Climate Justice and Resiliency in Communities of Color

By Qiao Kuang · August 7, 2018

Millions of people in the world’s most vulnerable and marginalized communities feel the worst impacts of climate change—including destruction by storms and flooding, crop failure caused by extreme drought, and deaths resulting from exposure to extreme weather conditions in areas with high levels of disinvestment. Climate issues cut across silos, merging social and economic conditions, environmental justice concerns, ecological factors and political domination. To mitigate the effects of climate change, individuals, organizations and institutions must work together within a climate justice framework, incorporating an analysis that considers the impacts of poverty and environmental racism. If done thoughtfully and with the inclusion of those most impacted, climate justice practices can lay a new foundation that will help us achieve both global justice and ecological balance.

Climate justice focuses on the root causes of poor environmental health, and includes the understanding that no single group or field can stop climate change alone. It recognizes that we will not slow climate change if we do not change the status quo—the neo-liberal, profit-centered economy that prevents us from achieving sustainable and thriving societies. It is the idea that globalization by corporations must be stopped to achieve justice for all.

Community-led solutions are at the heart of climate justice. Actions that prioritize the well-being of local communities, Indigenous peoples and the global poor, while also emphasizing biodiversity and the protection of ecosystems, will be most successful.

Indigenous peoples, nomadic communities, fisherfolks, and especially women in these communities, have been able to live harmoniously and sustainably with the Earth for millennia. Not only are they the most affected by climate change, but they are also the most affected by false solutions and grand climate proposals, such as genetic modification, building of mega-dams, and carbon capture and storage.

True solutions must focus on more sustainable practices of the peoples and communities that have lived and worked on the land, rather than emphasizing market-based climate mitigation schemes. The following groups are working successfully to alleviate the effects of climate change in their communities in sustainable ways:

  • Texas Environmental Justice Advocacy Services is dedicated to providing members of their community with tools to create sustainable and healthy environments through educational efforts, empowering individuals with environmental laws and regulations to enforce in their own communities, and providing capacity building skills and resources to improve community action and greater public participation.

  • The New Mexico Acequia Association (NMAA) is a statewide voice for advocacy around land-based acequia farmers and ranchers who were looking at establishing good policy/water law that promoted acequias’ thriving. They are committed to growing healthy food for families and communities, and honoring their cultural heritage. NMAA just recently held a conference highlighting innovative ways that acequia leaders are managing water, ensuring soil health, and communicating with neighbors to overcome dry times.

  • Asian Pacific Environmental Network (based in Oakland, California) continues to advocate for Asian and Pacific Islander communities and their right to a healthy and thriving community to live, work, learn, and play. They’ve successfully advocated against the expansion of the Chevron Richmond Refinery, located next to low-income people of color communities, to prevent further spills and explosions that spread toxic fumes and chemicals to these communities.
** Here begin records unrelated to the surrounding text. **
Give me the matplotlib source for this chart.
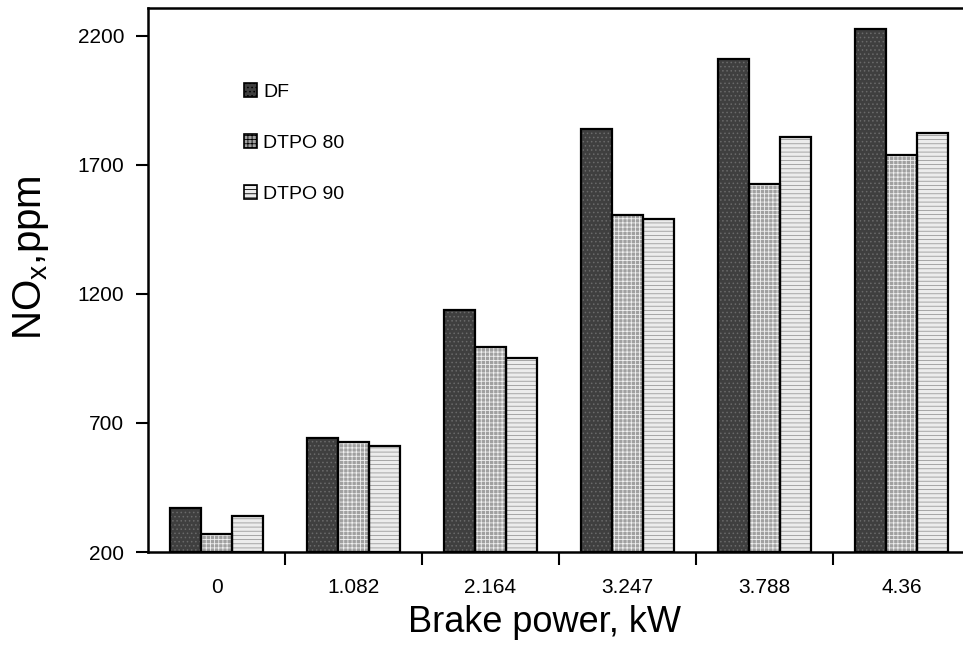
import matplotlib

matplotlib.use("Agg")
import matplotlib.pyplot as plt
import numpy as np
from matplotlib.patches import Patch

plt.rcParams.update({
    "font.family": ["Liberation Sans", "DejaVu Sans"],
    "mathtext.fontset": "custom",
    "mathtext.rm": "Liberation Sans",
    "mathtext.it": "Liberation Sans",
    "hatch.linewidth": 0.6,
})

loads = ["0", "1.082", "2.164", "3.247", "3.788", "4.36"]
df = [370, 642, 1138, 1840, 2111, 2227]
dtpo80 = [270, 626, 995, 1506, 1626, 1739]
dtpo90 = [340, 611, 952, 1491, 1809, 1824]

series = [
    ("DF", df, "#3f3f3f", "#6a6a6a", "...."),
    ("DTPO 80", dtpo80, "#a0a0a0", "#f0f0f0", "++++"),
    ("DTPO 90", dtpo90, "#ececec", "#9a9a9a", "----"),
]

fig = plt.figure(figsize=(9.63, 6.45), dpi=100)
ax = fig.add_axes([148 / 963, 93 / 645, 822 / 963, 544 / 645])

x = np.arange(len(loads))
w = 0.225
base = 200
handles = []
for i, (name, vals, fc, hc, hatch) in enumerate(series):
    pos = x + (i - 1) * w
    h = np.array(vals) - base
    ax.bar(pos, h, w, bottom=base, color=fc, edgecolor=hc, hatch=hatch, lw=0, zorder=2)
    ax.bar(pos, h, w, bottom=base, facecolor="none", edgecolor="black", lw=1.6, zorder=3)
    handles.append(Patch(facecolor=fc, edgecolor="black", hatch=hatch, lw=1.2, label=name))

ax.set_xlim(-0.5, len(loads) - 0.5)
ax.set_ylim(200, 2308)
ax.set_yticks([200, 700, 1200, 1700, 2200])
ax.set_xticks(x)
ax.set_xticklabels(loads)
ax.set_xticks(np.arange(0.5, len(loads) - 0.5, 1), minor=True)
ax.tick_params(axis="x", which="major", length=0, pad=19, labelsize=15)
ax.tick_params(axis="x", which="minor", length=9, width=1.5, direction="out")
ax.tick_params(axis="y", length=9, width=1.5, direction="out", labelsize=15, pad=8)
for s in ["left", "top", "bottom"]:
    ax.spines[s].set_linewidth(1.8)
ax.spines["right"].set_visible(False)

ax.set_ylabel("NO$_x$,ppm", fontsize=29)
ax.yaxis.set_label_coords(-0.118, 0.542)
ax.set_xlabel("Brake power, kW", fontsize=26)
ax.xaxis.set_label_coords(0.482, -0.097)

ax.legend(handles=handles, loc="upper left", bbox_to_anchor=(0.107, 0.876),
          frameon=False, fontsize=14, handlelength=0.7, handleheight=0.7,
          handletextpad=0.3, labelspacing=1.72, borderaxespad=0)

fig.savefig("out.png", dpi=100)
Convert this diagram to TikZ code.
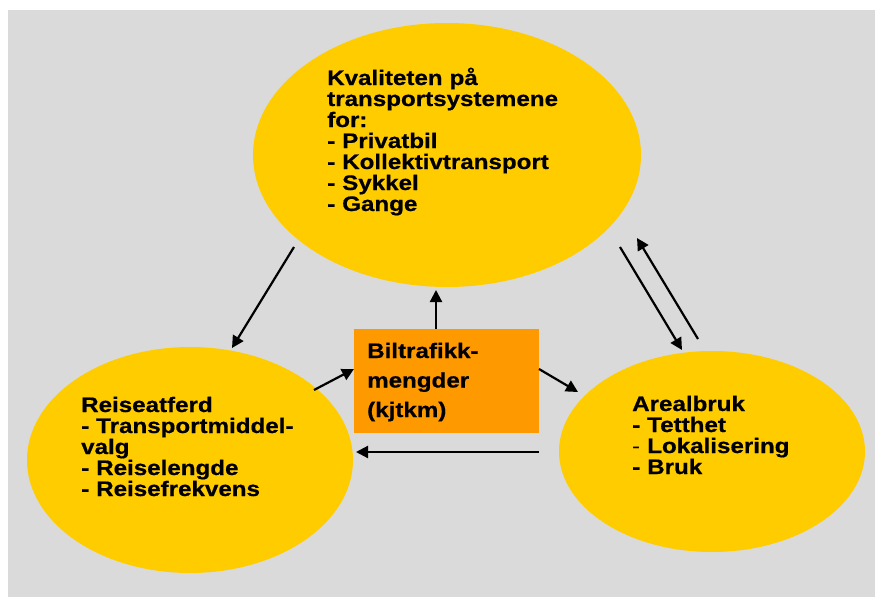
\documentclass[tikz,border=0pt]{standalone}
\usepackage{fontspec}
\setmainfont{Liberation Sans}[FakeStretch=1.15, BoldFeatures={FakeBold=0.6}]
\usetikzlibrary{shapes.geometric,arrows.meta}
\definecolor{bgc}{HTML}{DADADA}
\definecolor{ellc}{HTML}{FFCC00}
\definecolor{boxc}{HTML}{FF9900}
\begin{document}
\begin{tikzpicture}[x=1pt,y=-1pt,
  blob/.style={ellipse, fill=ellc, inner sep=0},
  lbl/.style={anchor=base west, inner sep=0, text width=320pt, align=left, font=\fontsize{21}{21}\selectfont\bfseries},
  arr/.style={line width=2.2pt, -{Triangle[length=12pt,width=12pt]}}]
\useasboundingbox (0,0) rectangle (875,597);
\fill[white] (0,0) rectangle (875,597);
\fill[bgc] (8,10) rectangle (875,597);
\node[blob, minimum width=388pt, minimum height=264pt] (top) at (447,155) {};
\node[blob, minimum width=326pt, minimum height=226pt] (left) at (190,460) {};
\node[blob, minimum width=306pt, minimum height=201pt] (right) at (712,451.5) {};
\node[fill=boxc, minimum width=185pt, minimum height=104pt, inner sep=0] (box) at (446.5,381) {};
\node[lbl] (toptext) at (327,85) {Kvaliteten på\\transportsystemene\\for:\\- Privatbil\\- Kollektivtransport\\- Sykkel\\- Gange};
\node[lbl] (lefttext) at (81,412) {Reiseatferd\\- Transportmiddel-\\valg\\- Reiselengde\\- Reisefrekvens};
\node[lbl] (righttext) at (632,411) {Arealbruk\\- Tetthet\\{\mdseries -} Lokalisering\\- Bruk};
\node[lbl, font=\fontsize{21}{29.5}\selectfont\bfseries] (boxtext) at (367,358) {Biltrafikk-\\mengder\\(kjtkm)};
\coordinate (a1s) at (294,247);
\coordinate (a1e) at (232,348);
\coordinate (upx) at (436,290);
\coordinate (a3s) at (314,390);
\coordinate (a3e) at (354,369);
\coordinate (a4s) at (539,369);
\coordinate (a4e) at (578,392);
\coordinate (a5s) at (539,452);
\coordinate (a5e) at (356,452);
\coordinate (a6s) at (620,247);
\coordinate (a6e) at (682,350);
\coordinate (a7s) at (698,339);
\coordinate (a7e) at (637,238);
\draw[arr] (a1s) -- (a1e);
\draw[arr] (box.north -| upx) -- (upx);
\draw[arr] (a3s) -- (a3e);
\draw[arr] (a4s) -- (a4e);
\draw[arr] (a5s) -- (a5e);
\draw[arr] (a6s) -- (a6e);
\draw[arr] (a7s) -- (a7e);
\end{tikzpicture}
\end{document}
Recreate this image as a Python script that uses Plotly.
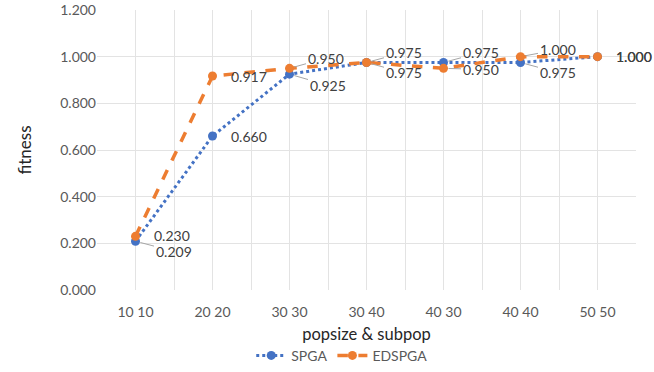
import plotly.graph_objects as go

categories = ["10 10", "20 20", "30 30", "30 40", "40 30", "40 40", "50 50"]
spga = [0.209, 0.660, 0.925, 0.975, 0.975, 0.975, 1.000]
edspga = [0.230, 0.917, 0.950, 0.975, 0.950, 1.000, 1.000]
y_ticks = [0.0, 0.2, 0.4, 0.6, 0.8, 1.0, 1.2]

xs = list(range(len(categories)))
FONT = "Lato"
BLUE = "#4472C4"
ORANGE = "#ED7D31"

fig = go.Figure()
fig.add_trace(go.Scatter(x=xs, y=spga, name="SPGA", mode="lines+markers",
                         line=dict(color=BLUE, width=3, dash="dot"),
                         marker=dict(color=BLUE, size=9), cliponaxis=False))
fig.add_trace(go.Scatter(x=xs, y=edspga, name="EDSPGA", mode="lines+markers",
                         line=dict(color=ORANGE, width=3.5, dash="dash"),
                         marker=dict(color=ORANGE, size=9), cliponaxis=False))

# label placement (pixel offsets of label center, leader flag)
spga_pos = [(38, 10, True), (36, 0, False), (38, 11, True), (37, -10, True),
            (37, -10, True), (37, 10, True), (36, 0, False)]
ed_pos = [(36, -1, False), (36, 0, False), (36, -10, True), (37, 10, True),
          (37, 1, True), (37, -7, True), (36, 0, False)]

for series, pos in ((spga, spga_pos), (edspga, ed_pos)):
    for i, v in enumerate(series):
        ax, ay, lead = pos[i]
        if lead:
            fig.add_annotation(x=xs[i], y=v, text=f"{v:.3f}", showarrow=True,
                               ax=ax, ay=ay, arrowhead=0, arrowwidth=1,
                               arrowcolor="#A6A6A6", standoff=5,
                               font=dict(family=FONT, size=14, color="#404040"))
        else:
            fig.add_annotation(x=xs[i], y=v, text=f"{v:.3f}", showarrow=False,
                               xshift=ax, yshift=-ay,
                               font=dict(family=FONT, size=14, color="#404040"))

fig.update_layout(
    width=654, height=372,
    margin=dict(l=97, r=18, t=10, b=82, autoexpand=False),
    plot_bgcolor="white", paper_bgcolor="white",
    font=dict(family=FONT, color="#595959", size=14),
    showlegend=True,
    legend=dict(orientation="h", x=0.455, xanchor="center", y=-0.235, yanchor="middle",
                font=dict(family=FONT, size=14, color="#595959")),
    xaxis=dict(range=[-0.5, len(categories) - 0.5], tickvals=xs, ticktext=categories,
               automargin=False, ticklabelstandoff=12,
               showgrid=True, gridcolor="#E3E3E3", gridwidth=1, zeroline=False,
               showline=False, ticks="",
               minor=dict(tickvals=[i - 0.5 for i in range(len(categories) + 1)],
                          showgrid=True, gridcolor="#E3E3E3", gridwidth=1),
               tickfont=dict(family=FONT, size=14, color="#595959"),
               title=dict(text="popsize & subpop", standoff=9,
                          font=dict(family=FONT, size=16.5, color="#262626"))),
    yaxis=dict(range=[0, 1.2], tickvals=y_ticks, ticktext=[f"{t:.3f}" for t in y_ticks],
               automargin=False,
               showgrid=True, gridcolor="#E3E3E3", gridwidth=1, zeroline=False,
               showline=False, ticks="",
               tickfont=dict(family=FONT, size=14, color="#595959"),
               title=dict(text="fitness", standoff=24,
                          font=dict(family=FONT, size=17, color="#262626"))),
)
fig.update_yaxes(ticksuffix="    ")

fig.write_html("out.html", config={"displayModeBar": False},
               post_script="document.body.style.margin='0';")
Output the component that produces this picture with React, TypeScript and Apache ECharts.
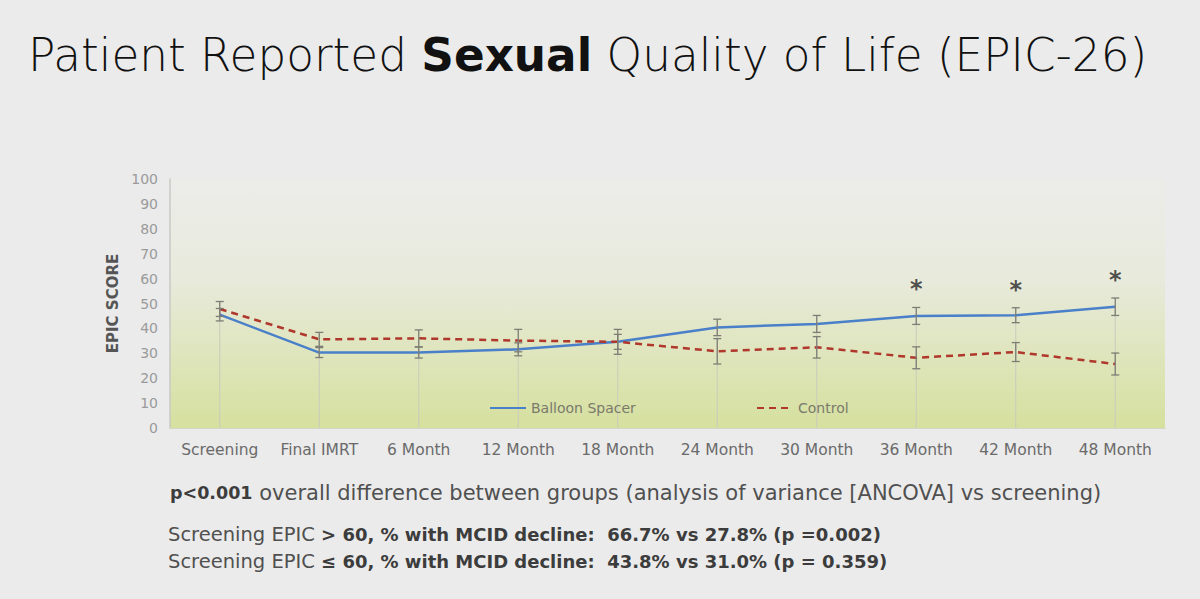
import React, { useEffect, useRef } from "react";
import * as echarts from "echarts";

// Time points of the EPIC-26 sexual domain follow-up
const categories = [
  "Screening",
  "Final IMRT",
  "6 Month",
  "12 Month",
  "18 Month",
  "24 Month",
  "30 Month",
  "36 Month",
  "42 Month",
  "48 Month",
];

// Mean EPIC scores per group
const balloon = [45.5, 30.3, 30.3, 31.6, 34.6, 40.4, 41.8, 45.0, 45.3, 48.7];
const control = [47.8, 35.6, 36.0, 35.1, 34.6, 30.8, 32.4, 28.2, 30.5, 25.7];

// Standard errors (half-length of each error bar)
const balloonErr = [2.5, 2.0, 2.2, 2.6, 3.0, 3.3, 3.4, 3.4, 3.0, 3.5];
const controlErr = [3.0, 2.8, 3.4, 4.5, 5.0, 5.1, 4.3, 4.4, 3.8, 4.4];

// Significance markers shown above the Balloon Spacer error bars
const sigMarks = ["", "", "", "", "", "", "", "*", "*", "*"];

const yTicks = { min: 0, max: 100, interval: 10 };

const FONT = "'DejaVu Sans', sans-serif";

export default function App() {
  const ref = useRef<HTMLDivElement>(null);

  useEffect(() => {
    if (!ref.current) return;
    const chart = echarts.init(ref.current, undefined, { renderer: "svg" });

    const errData = (vals: number[], errs: number[]) =>
      vals.map((v, i) => [i, v - errs[i], v + errs[i]]);

    const dropData = balloon.map((v, i) => [i, 0, Math.max(v, control[i])]);

    const errorBarRender = (params: any, api: any) => {
      const i = api.value(0);
      const lo = api.coord([i, api.value(1)]);
      const hi = api.coord([i, api.value(2)]);
      const cap = 4;
      const style = { stroke: "#7d7d75", lineWidth: 1.3 };
      return {
        type: "group",
        children: [
          { type: "line", shape: { x1: lo[0], y1: lo[1], x2: hi[0], y2: hi[1] }, style },
          { type: "line", shape: { x1: lo[0] - cap, y1: lo[1], x2: lo[0] + cap, y2: lo[1] }, style },
          { type: "line", shape: { x1: hi[0] - cap, y1: hi[1], x2: hi[0] + cap, y2: hi[1] }, style },
        ],
      };
    };

    const dropRender = (params: any, api: any) => {
      const i = api.value(0);
      const lo = api.coord([i, api.value(1)]);
      const hi = api.coord([i, api.value(2)]);
      return {
        type: "line",
        shape: { x1: lo[0], y1: lo[1], x2: hi[0], y2: hi[1] },
        style: { stroke: "#c9cbbd", lineWidth: 1 },
      };
    };

    const sigData = sigMarks
      .map((m, i) =>
        m ? { value: [i, balloon[i] + balloonErr[i]], label: { formatter: m } } : null
      )
      .filter(Boolean);

    const legendText = { color: "#7a7a6c", fontSize: 14, fontFamily: FONT };
    const hiddenSymbol = { color: "transparent", borderWidth: 0, opacity: 0 };

    const rich = (regSize: number, boldSize: number) => ({
      b: { fontSize: boldSize, fontFamily: FONT, fontWeight: "bold", fill: "#3c3c3c" },
      r: { fontSize: regSize, fontFamily: FONT, fill: "#505050" },
    });

    chart.setOption({
      animation: false,
      backgroundColor: "#ebebeb",
      textStyle: { fontFamily: FONT },
      grid: {
        left: 170,
        right: 35,
        top: 179,
        bottom: 171,
        show: true,
        borderWidth: 0,
        backgroundColor: new echarts.graphic.LinearGradient(0, 0, 0, 1, [
          { offset: 0, color: "#ecece9" },
          { offset: 0.4, color: "#e8eadc" },
          { offset: 1, color: "#d6e09e" },
        ]),
      },
      legend: [
        {
          data: [{ name: "Balloon Spacer", itemStyle: hiddenSymbol }],
          left: 484,
          top: 396,
          itemWidth: 36,
          itemHeight: 14,
          itemGap: 4,
          textStyle: legendText,
        },
        {
          data: [{ name: "Control", itemStyle: hiddenSymbol }],
          left: 751,
          top: 396,
          itemWidth: 36,
          itemHeight: 14,
          textStyle: legendText,
        },
      ],
      xAxis: {
        type: "category",
        data: categories,
        boundaryGap: true,
        axisLine: { show: true, lineStyle: { color: "#d4d6c8", width: 1 } },
        axisTick: { show: false },
        axisLabel: {
          color: "#6a6a6a",
          fontSize: 15.5,
          margin: 14,
          interval: 0,
          hideOverlap: false,
          fontFamily: FONT,
        },
        splitLine: { show: false },
      },
      yAxis: {
        type: "value",
        min: yTicks.min,
        max: yTicks.max,
        interval: yTicks.interval,
        name: "EPIC SCORE",
        nameLocation: "middle",
        nameGap: 38,
        nameTextStyle: { color: "#555555", fontSize: 15, fontWeight: "bold", fontFamily: FONT },
        axisLine: { show: true, lineStyle: { color: "#c8c8c4", width: 1.5 } },
        axisTick: { show: false },
        axisLabel: { color: "#9a9a9a", fontSize: 14, margin: 12, fontFamily: FONT },
        splitLine: { show: false },
      },
      series: [
        {
          type: "custom",
          name: "drop",
          renderItem: dropRender,
          data: dropData,
          encode: { x: 0, y: [1, 2] },
          z: 1,
          silent: true,
        },
        {
          type: "line",
          name: "Balloon Spacer",
          data: balloon,
          symbol: "none",
          lineStyle: { color: "#4a7fc9", width: 2.5 },
          itemStyle: { color: "#4a7fc9" },
          z: 3,
        },
        {
          type: "line",
          name: "Control",
          data: control,
          symbol: "none",
          lineStyle: { color: "#b0372c", width: 2.5, type: [7, 5] },
          itemStyle: { color: "#b0372c" },
          z: 3,
        },
        {
          type: "custom",
          name: "balloonErr",
          renderItem: errorBarRender,
          data: errData(balloon, balloonErr),
          encode: { x: 0, y: [1, 2] },
          z: 4,
          silent: true,
        },
        {
          type: "custom",
          name: "controlErr",
          renderItem: errorBarRender,
          data: errData(control, controlErr),
          encode: { x: 0, y: [1, 2] },
          z: 4,
          silent: true,
        },
        {
          type: "scatter",
          name: "sig",
          data: sigData,
          symbolSize: 0,
          z: 5,
          label: {
            show: true,
            position: "top",
            distance: 6,
            color: "#262626",
            fontSize: 24,
            fontWeight: "bold",
            fontFamily: FONT,
          },
          silent: true,
        },
      ],
      graphic: [
        {
          type: "text",
          left: 28,
          top: 33,
          style: {
            text: "{r|Patient Reported }{b|Sexual}{r| Quality of Life (EPIC-26)}",
            rich: {
              r: { fontSize: 45.3, fontFamily: FONT, fontWeight: 200, fill: "#111111" },
              b: { fontSize: 45.3, fontFamily: FONT, fontWeight: "bold", fill: "#111111" },
            },
          },
        },
        {
          type: "text",
          left: 170,
          top: 482,
          style: {
            text: "{b|p<0.001}{r| overall difference between groups (analysis of variance [ANCOVA] vs screening)}",
            rich: rich(21, 17.5),
          },
        },
        {
          type: "text",
          left: 168,
          top: 524,
          style: {
            text: "{r|Screening EPIC }{b|> 60, % with MCID decline:  66.7% vs 27.8% (p =0.002)}",
            rich: rich(19.5, 18),
          },
        },
        {
          type: "text",
          left: 168,
          top: 551,
          style: {
            text: "{r|Screening EPIC }{b|≤ 60, % with MCID decline:  43.8% vs 31.0% (p = 0.359)}",
            rich: rich(19.5, 18),
          },
        },
      ],
    });

    return () => chart.dispose();
  }, []);

  return (
    <div
      ref={ref}
      style={{ position: "fixed", left: 0, top: 0, width: 1200, height: 599 }}
    />
  );
}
  • The Indigenous Environmental Network collaborated with various organization to create a network to support indigenous and native food sovereignty by reverting to traditional ways of agriculture using seeds that pre-existed the arrival of white settlers (and genetic modification). These would have naturally evolved to thrive in local ecosystems, and would lead to a greater biodiversity than our current food system allows.

  • Women’s Earth & Climate Action Network, International is a climate justice-based initiative established to united women around the world as stakeholders in sustainable solutions, policy advocacy, and the global movement towards building for social and ecological justice.

In this political climate, where our national government is empowering climate-deniers and rolling back progress in environmental protections, local- and state-level solutions are carrying the momentum forward for climate action. Coalitions across the country are working with labor and economic justice advocates to advance climate policy that invests in communities. Climate change is here and is a dire public health issue. The public health sector increasingly responds to health emergencies resulting from climate change and extreme weather. If we do not take action now, these emergencies will continue to unfairly harm those communities most in need, and likely on a grander scale.